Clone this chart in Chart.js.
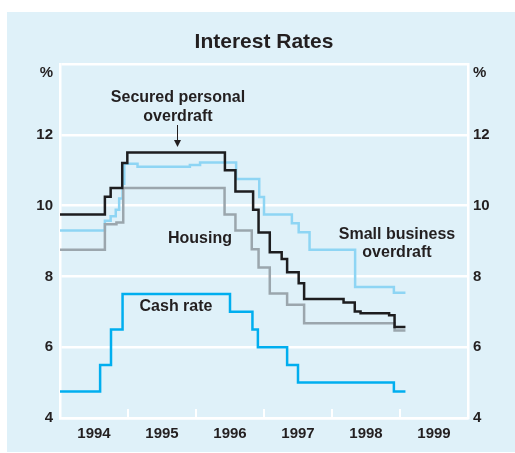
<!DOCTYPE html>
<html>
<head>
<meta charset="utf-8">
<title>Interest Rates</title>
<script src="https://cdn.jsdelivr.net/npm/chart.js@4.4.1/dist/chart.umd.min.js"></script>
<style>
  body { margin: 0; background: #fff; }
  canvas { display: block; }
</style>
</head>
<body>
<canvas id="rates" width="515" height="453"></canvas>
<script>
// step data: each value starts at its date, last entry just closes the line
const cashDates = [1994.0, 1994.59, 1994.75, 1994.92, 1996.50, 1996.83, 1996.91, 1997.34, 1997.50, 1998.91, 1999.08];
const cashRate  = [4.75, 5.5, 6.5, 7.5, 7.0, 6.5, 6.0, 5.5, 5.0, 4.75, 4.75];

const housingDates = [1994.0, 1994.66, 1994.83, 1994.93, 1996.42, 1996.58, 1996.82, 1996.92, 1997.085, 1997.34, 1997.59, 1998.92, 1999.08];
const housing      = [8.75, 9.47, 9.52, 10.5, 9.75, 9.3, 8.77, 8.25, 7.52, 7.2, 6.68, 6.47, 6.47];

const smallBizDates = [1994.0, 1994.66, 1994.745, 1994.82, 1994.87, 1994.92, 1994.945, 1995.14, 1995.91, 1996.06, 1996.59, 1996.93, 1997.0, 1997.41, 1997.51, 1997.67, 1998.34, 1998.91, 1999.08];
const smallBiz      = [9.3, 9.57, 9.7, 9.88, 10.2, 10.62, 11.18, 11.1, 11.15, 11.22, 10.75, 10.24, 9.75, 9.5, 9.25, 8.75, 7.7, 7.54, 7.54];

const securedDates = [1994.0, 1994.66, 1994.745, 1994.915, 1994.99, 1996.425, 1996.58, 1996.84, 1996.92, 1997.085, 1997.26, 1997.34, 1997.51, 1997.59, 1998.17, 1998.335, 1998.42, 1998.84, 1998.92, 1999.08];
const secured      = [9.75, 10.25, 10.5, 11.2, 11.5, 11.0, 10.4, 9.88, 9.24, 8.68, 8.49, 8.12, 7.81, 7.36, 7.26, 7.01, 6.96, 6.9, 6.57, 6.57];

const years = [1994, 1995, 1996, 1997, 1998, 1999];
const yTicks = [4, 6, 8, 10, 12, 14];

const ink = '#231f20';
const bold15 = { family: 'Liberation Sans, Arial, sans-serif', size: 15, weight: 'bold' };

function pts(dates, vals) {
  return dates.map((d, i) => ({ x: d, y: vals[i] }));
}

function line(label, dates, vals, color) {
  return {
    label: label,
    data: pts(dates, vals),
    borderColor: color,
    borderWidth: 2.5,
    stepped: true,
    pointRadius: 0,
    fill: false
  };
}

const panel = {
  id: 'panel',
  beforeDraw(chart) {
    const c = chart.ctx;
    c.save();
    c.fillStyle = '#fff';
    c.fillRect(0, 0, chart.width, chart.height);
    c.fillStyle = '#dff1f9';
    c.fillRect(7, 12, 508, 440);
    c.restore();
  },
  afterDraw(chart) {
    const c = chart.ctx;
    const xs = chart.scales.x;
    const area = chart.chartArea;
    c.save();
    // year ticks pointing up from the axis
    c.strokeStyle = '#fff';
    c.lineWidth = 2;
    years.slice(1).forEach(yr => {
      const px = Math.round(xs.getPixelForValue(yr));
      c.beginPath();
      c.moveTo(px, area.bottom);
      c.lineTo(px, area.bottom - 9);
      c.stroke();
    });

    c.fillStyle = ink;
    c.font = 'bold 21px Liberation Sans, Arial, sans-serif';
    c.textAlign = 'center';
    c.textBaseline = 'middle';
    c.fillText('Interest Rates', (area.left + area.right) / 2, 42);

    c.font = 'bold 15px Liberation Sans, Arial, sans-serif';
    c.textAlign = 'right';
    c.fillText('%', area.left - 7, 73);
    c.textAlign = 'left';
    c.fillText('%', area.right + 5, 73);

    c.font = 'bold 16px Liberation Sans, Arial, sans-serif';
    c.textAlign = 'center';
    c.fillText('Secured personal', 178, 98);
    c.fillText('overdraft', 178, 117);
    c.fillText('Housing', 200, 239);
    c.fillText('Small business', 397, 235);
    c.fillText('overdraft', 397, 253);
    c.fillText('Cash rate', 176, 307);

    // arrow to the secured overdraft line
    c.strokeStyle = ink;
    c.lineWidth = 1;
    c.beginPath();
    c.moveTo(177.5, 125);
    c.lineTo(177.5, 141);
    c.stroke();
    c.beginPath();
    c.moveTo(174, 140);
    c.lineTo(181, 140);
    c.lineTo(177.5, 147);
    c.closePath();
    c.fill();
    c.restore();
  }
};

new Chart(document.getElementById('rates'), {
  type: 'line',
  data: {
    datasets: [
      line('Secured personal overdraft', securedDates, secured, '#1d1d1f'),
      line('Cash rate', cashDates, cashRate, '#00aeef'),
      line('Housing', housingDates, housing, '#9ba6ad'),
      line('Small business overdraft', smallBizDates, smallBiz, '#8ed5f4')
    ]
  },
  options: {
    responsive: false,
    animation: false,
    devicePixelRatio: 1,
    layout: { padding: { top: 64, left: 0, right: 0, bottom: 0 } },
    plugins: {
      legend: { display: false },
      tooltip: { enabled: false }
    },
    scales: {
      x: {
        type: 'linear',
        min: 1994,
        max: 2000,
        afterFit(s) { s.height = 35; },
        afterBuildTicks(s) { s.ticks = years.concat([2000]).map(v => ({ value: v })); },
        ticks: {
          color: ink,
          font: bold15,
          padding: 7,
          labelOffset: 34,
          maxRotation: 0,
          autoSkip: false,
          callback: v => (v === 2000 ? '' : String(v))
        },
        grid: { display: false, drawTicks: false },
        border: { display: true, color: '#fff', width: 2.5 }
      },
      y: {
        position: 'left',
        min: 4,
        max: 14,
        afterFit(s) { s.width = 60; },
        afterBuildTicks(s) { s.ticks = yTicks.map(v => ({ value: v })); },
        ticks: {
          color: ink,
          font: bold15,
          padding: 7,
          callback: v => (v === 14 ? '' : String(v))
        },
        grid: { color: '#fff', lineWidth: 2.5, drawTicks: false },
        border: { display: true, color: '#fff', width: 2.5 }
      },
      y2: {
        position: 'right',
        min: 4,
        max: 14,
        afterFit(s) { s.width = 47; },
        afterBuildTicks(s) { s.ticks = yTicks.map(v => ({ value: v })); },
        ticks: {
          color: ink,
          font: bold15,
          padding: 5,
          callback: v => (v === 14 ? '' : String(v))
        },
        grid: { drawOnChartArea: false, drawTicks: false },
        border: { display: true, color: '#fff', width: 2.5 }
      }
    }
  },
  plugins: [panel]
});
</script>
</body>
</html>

::::::::

▶ [PROBLEM DESCRIPTION]:
Write out nothing but the lines from the start of the data through the line with "5.0, 4.75, 4.75];". Leave out the pictures.

▶ [ANSWER BELOW]:
Clone this chart in Chart.js.
<!DOCTYPE html>
<html>
<head>
<meta charset="utf-8">
<title>Interest Rates</title>
<script src="https://cdn.jsdelivr.net/npm/chart.js@4.4.1/dist/chart.umd.min.js"></script>
<style>
  body { margin: 0; background: #fff; }
  canvas { display: block; }
</style>
</head>
<body>
<canvas id="rates" width="515" height="453"></canvas>
<script>
// step data: each value starts at its date, last entry just closes the line
const cashDates = [1994.0, 1994.59, 1994.75, 1994.92, 1996.50, 1996.83, 1996.91, 1997.34, 1997.50, 1998.91, 1999.08];
const cashRate  = [4.75, 5.5, 6.5, 7.5, 7.0, 6.5, 6.0, 5.5, 5.0, 4.75, 4.75];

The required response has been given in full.